— start —
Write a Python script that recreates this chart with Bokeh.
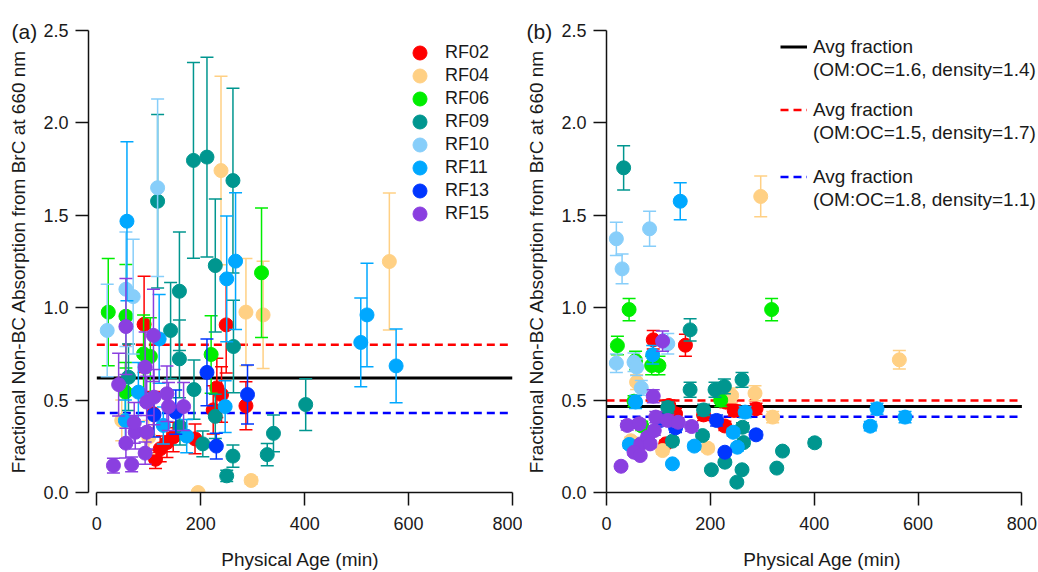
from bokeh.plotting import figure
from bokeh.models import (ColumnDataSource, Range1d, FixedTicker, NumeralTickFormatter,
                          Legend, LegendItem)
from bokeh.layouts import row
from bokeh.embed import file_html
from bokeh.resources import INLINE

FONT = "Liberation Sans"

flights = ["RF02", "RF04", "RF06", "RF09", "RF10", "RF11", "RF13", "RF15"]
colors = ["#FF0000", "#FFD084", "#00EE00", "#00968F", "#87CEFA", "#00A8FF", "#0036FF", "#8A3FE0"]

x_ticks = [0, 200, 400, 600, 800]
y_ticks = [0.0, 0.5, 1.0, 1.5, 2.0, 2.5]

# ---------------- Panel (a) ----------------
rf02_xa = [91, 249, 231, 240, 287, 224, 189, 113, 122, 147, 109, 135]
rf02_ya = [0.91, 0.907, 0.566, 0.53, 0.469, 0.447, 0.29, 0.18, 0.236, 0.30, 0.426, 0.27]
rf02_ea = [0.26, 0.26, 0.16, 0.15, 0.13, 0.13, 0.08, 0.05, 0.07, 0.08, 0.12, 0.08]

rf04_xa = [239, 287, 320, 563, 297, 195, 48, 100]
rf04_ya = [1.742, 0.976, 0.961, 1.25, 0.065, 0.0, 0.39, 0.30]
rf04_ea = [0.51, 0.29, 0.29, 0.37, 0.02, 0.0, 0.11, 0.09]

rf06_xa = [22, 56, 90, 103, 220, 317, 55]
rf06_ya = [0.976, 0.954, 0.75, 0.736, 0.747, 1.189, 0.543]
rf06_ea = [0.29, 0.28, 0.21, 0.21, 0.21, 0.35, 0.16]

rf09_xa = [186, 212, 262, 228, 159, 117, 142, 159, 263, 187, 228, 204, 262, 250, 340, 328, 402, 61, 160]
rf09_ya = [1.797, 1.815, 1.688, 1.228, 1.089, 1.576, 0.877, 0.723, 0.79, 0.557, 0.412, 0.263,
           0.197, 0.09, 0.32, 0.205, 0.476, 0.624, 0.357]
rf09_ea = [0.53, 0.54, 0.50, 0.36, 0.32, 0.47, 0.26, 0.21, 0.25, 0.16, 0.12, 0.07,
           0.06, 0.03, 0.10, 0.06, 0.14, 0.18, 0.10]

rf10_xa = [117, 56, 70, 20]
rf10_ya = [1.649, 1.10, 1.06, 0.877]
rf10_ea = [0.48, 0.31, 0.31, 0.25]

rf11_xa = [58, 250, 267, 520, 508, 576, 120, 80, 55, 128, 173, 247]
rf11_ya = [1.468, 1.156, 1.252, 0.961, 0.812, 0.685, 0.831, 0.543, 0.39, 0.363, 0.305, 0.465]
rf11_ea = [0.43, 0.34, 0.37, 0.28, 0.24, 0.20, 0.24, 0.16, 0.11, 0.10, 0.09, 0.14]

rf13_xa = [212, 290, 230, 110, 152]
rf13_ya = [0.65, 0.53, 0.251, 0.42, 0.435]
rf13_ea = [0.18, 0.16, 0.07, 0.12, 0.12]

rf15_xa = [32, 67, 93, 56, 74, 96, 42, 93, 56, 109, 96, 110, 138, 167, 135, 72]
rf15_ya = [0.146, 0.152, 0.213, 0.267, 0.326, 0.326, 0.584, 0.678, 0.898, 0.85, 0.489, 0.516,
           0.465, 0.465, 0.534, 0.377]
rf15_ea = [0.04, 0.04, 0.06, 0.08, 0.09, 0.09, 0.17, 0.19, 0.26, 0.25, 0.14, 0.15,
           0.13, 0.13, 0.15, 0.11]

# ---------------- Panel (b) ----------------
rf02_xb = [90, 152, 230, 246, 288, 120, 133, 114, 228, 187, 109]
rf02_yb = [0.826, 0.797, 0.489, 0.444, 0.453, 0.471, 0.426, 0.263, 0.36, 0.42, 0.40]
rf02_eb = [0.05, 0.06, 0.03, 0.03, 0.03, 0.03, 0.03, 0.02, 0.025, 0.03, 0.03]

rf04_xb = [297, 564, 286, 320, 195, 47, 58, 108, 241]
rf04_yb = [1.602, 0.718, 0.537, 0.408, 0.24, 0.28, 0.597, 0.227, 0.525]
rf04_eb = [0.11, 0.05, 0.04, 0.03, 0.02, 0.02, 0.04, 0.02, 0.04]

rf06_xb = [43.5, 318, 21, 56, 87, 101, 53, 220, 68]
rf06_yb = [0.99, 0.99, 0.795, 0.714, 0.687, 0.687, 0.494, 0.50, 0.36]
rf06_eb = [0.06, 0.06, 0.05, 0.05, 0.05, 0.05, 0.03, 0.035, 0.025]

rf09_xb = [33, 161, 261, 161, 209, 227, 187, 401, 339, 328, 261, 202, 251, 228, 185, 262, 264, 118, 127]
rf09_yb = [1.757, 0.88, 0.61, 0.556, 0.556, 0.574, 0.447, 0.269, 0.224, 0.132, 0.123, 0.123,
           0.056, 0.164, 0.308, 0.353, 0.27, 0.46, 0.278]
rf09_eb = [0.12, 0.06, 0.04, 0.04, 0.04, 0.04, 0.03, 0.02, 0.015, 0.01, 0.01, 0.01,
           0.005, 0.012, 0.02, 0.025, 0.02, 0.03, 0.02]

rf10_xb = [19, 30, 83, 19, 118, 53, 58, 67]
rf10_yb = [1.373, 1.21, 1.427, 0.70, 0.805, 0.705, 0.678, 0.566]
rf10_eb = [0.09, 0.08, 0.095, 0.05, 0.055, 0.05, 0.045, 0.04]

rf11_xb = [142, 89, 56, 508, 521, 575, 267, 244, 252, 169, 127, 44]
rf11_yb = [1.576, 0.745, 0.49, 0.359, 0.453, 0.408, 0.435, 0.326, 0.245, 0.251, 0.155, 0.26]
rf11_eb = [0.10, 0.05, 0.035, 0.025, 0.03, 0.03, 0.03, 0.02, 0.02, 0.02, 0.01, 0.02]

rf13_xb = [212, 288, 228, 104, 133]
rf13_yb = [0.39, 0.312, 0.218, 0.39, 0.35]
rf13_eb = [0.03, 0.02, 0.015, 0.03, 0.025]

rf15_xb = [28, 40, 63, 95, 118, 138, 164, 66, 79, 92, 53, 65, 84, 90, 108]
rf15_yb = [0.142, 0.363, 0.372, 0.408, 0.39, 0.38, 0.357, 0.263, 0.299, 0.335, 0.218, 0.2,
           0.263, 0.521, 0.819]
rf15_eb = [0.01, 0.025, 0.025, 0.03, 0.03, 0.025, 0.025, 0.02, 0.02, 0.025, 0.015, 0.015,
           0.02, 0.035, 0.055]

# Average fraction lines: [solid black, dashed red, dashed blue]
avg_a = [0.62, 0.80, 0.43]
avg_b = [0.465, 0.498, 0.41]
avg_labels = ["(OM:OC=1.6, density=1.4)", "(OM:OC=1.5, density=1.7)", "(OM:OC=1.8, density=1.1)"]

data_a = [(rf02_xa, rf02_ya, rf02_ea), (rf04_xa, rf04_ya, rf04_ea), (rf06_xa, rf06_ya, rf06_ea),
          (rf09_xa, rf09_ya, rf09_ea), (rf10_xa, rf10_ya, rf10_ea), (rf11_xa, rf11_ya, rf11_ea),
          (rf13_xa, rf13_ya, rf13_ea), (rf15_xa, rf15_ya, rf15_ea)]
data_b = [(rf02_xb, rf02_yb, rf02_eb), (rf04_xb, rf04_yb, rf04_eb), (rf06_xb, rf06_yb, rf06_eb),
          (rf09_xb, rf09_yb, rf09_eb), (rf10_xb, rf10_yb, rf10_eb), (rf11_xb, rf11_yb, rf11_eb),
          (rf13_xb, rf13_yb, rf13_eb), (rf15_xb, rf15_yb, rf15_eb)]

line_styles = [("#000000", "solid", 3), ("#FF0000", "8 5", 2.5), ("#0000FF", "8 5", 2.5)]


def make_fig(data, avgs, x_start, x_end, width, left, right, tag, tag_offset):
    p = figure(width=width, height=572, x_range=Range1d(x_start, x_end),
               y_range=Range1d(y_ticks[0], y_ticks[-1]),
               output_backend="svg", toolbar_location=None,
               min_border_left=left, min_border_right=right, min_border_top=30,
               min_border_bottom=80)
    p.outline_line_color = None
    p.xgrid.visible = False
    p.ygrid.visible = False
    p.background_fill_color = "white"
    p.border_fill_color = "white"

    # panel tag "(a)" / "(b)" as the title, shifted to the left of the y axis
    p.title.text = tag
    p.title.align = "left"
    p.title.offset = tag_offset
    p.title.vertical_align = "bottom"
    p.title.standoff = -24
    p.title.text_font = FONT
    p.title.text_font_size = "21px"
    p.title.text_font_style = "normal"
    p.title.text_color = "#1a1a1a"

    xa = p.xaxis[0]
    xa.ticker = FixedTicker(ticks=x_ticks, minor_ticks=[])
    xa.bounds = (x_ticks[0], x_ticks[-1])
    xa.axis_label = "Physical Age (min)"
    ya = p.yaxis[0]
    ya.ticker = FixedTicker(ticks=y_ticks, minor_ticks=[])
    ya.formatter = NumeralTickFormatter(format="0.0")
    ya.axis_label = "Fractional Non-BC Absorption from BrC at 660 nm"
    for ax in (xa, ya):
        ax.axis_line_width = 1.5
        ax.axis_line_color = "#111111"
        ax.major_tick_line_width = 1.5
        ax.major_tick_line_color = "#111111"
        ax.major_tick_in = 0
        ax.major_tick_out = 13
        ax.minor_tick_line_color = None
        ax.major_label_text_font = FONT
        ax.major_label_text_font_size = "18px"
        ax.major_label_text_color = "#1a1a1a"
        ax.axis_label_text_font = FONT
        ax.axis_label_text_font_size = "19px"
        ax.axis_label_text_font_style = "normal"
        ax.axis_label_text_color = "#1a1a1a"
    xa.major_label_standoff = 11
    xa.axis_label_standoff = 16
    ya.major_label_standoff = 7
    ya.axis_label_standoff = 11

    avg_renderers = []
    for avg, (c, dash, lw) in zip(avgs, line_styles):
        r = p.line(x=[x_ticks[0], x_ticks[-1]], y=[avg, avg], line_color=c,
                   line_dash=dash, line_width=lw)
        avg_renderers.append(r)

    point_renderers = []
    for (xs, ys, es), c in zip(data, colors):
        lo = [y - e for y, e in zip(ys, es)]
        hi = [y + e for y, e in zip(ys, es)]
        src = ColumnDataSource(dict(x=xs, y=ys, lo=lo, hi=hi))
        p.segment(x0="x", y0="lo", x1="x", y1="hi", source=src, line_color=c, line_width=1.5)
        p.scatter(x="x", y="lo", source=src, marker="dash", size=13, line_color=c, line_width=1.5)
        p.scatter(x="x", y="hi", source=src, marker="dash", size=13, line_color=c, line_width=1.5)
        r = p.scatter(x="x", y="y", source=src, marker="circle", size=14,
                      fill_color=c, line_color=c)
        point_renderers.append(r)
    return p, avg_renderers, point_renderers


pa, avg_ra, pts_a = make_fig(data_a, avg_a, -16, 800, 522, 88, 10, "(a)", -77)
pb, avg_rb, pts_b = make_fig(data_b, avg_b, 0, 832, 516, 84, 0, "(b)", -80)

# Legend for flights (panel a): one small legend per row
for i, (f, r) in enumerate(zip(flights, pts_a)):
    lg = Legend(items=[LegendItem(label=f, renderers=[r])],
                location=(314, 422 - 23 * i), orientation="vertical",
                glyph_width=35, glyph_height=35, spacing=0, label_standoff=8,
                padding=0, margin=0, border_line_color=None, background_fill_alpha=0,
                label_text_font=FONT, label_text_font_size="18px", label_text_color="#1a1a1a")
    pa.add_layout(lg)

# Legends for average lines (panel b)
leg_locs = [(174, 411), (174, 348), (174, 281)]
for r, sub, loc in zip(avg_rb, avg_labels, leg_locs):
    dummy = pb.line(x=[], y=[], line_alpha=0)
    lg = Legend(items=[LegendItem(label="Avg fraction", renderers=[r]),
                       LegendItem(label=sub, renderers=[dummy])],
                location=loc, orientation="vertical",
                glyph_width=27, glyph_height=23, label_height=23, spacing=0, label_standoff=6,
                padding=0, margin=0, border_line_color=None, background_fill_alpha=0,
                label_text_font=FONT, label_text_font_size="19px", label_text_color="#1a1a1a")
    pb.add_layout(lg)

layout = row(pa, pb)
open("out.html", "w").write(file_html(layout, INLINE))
— end —
Goal:
From the top of the listing above, repeat each line exactly until you reach the line containing "rf06_ea = [0.29, 0.28, 0.21, 0.21, 0.21, 0.35, 0.16]", and repeat that one too. Leave the pictures out.

Response below:
Write a Python script that recreates this chart with Bokeh.
from bokeh.plotting import figure
from bokeh.models import (ColumnDataSource, Range1d, FixedTicker, NumeralTickFormatter,
                          Legend, LegendItem)
from bokeh.layouts import row
from bokeh.embed import file_html
from bokeh.resources import INLINE

FONT = "Liberation Sans"

flights = ["RF02", "RF04", "RF06", "RF09", "RF10", "RF11", "RF13", "RF15"]
colors = ["#FF0000", "#FFD084", "#00EE00", "#00968F", "#87CEFA", "#00A8FF", "#0036FF", "#8A3FE0"]

x_ticks = [0, 200, 400, 600, 800]
y_ticks = [0.0, 0.5, 1.0, 1.5, 2.0, 2.5]

# ---------------- Panel (a) ----------------
rf02_xa = [91, 249, 231, 240, 287, 224, 189, 113, 122, 147, 109, 135]
rf02_ya = [0.91, 0.907, 0.566, 0.53, 0.469, 0.447, 0.29, 0.18, 0.236, 0.30, 0.426, 0.27]
rf02_ea = [0.26, 0.26, 0.16, 0.15, 0.13, 0.13, 0.08, 0.05, 0.07, 0.08, 0.12, 0.08]

rf04_xa = [239, 287, 320, 563, 297, 195, 48, 100]
rf04_ya = [1.742, 0.976, 0.961, 1.25, 0.065, 0.0, 0.39, 0.30]
rf04_ea = [0.51, 0.29, 0.29, 0.37, 0.02, 0.0, 0.11, 0.09]

rf06_xa = [22, 56, 90, 103, 220, 317, 55]
rf06_ya = [0.976, 0.954, 0.75, 0.736, 0.747, 1.189, 0.543]
rf06_ea = [0.29, 0.28, 0.21, 0.21, 0.21, 0.35, 0.16]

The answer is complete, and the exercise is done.